TASK INSTRUCTIONS. Please write out the material below exactly as given.
§
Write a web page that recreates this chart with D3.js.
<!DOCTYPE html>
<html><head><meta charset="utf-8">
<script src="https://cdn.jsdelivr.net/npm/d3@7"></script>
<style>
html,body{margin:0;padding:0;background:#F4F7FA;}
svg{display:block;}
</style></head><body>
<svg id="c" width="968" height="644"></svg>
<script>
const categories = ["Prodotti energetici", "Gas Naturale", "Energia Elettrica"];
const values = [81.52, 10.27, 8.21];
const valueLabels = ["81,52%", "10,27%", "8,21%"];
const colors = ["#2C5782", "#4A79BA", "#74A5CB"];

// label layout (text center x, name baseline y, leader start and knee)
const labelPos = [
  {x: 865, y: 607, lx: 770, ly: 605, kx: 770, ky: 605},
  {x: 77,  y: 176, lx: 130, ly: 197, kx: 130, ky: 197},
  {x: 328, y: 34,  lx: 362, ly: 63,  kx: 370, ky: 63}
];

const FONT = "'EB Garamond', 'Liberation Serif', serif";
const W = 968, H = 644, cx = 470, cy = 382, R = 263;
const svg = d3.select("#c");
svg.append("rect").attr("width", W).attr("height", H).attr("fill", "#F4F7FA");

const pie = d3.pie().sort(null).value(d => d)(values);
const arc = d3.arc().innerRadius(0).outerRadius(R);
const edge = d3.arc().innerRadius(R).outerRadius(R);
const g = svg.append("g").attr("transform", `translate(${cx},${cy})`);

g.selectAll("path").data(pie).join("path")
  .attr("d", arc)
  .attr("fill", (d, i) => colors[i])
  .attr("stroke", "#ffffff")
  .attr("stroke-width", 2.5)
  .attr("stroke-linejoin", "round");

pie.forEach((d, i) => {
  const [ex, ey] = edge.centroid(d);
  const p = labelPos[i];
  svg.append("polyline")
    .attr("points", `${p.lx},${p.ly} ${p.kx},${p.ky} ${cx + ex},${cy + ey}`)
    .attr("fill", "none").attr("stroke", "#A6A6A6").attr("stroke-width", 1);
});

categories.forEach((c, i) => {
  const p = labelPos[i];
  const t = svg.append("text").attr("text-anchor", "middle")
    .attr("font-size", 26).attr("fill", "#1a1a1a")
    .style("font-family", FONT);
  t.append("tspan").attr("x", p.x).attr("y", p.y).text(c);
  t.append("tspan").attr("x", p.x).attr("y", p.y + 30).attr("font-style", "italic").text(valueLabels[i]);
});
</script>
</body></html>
§
RESPONSE.
Write a web page that recreates this chart with D3.js.
<!DOCTYPE html>
<html><head><meta charset="utf-8">
<script src="https://cdn.jsdelivr.net/npm/d3@7"></script>
<style>
html,body{margin:0;padding:0;background:#F4F7FA;}
svg{display:block;}
</style></head><body>
<svg id="c" width="968" height="644"></svg>
<script>
const categories = ["Prodotti energetici", "Gas Naturale", "Energia Elettrica"];
const values = [81.52, 10.27, 8.21];
const valueLabels = ["81,52%", "10,27%", "8,21%"];
const colors = ["#2C5782", "#4A79BA", "#74A5CB"];

// label layout (text center x, name baseline y, leader start and knee)
const labelPos = [
  {x: 865, y: 607, lx: 770, ly: 605, kx: 770, ky: 605},
  {x: 77,  y: 176, lx: 130, ly: 197, kx: 130, ky: 197},
  {x: 328, y: 34,  lx: 362, ly: 63,  kx: 370, ky: 63}
];

const FONT = "'EB Garamond', 'Liberation Serif', serif";
const W = 968, H = 644, cx = 470, cy = 382, R = 263;
const svg = d3.select("#c");
svg.append("rect").attr("width", W).attr("height", H).attr("fill", "#F4F7FA");

const pie = d3.pie().sort(null).value(d => d)(values);
const arc = d3.arc().innerRadius(0).outerRadius(R);
const edge = d3.arc().innerRadius(R).outerRadius(R);
const g = svg.append("g").attr("transform", `translate(${cx},${cy})`);

g.selectAll("path").data(pie).join("path")
  .attr("d", arc)
  .attr("fill", (d, i) => colors[i])
  .attr("stroke", "#ffffff")
  .attr("stroke-width", 2.5)
  .attr("stroke-linejoin", "round");

pie.forEach((d, i) => {
  const [ex, ey] = edge.centroid(d);
  const p = labelPos[i];
  svg.append("polyline")
    .attr("points", `${p.lx},${p.ly} ${p.kx},${p.ky} ${cx + ex},${cy + ey}`)
    .attr("fill", "none").attr("stroke", "#A6A6A6").attr("stroke-width", 1);
});

categories.forEach((c, i) => {
  const p = labelPos[i];
  const t = svg.append("text").attr("text-anchor", "middle")
    .attr("font-size", 26).attr("fill", "#1a1a1a")
    .style("font-family", FONT);
  t.append("tspan").attr("x", p.x).attr("y", p.y).text(c);
  t.append("tspan").attr("x", p.x).attr("y", p.y + 30).attr("font-style", "italic").text(valueLabels[i]);
});
</script>
</body></html>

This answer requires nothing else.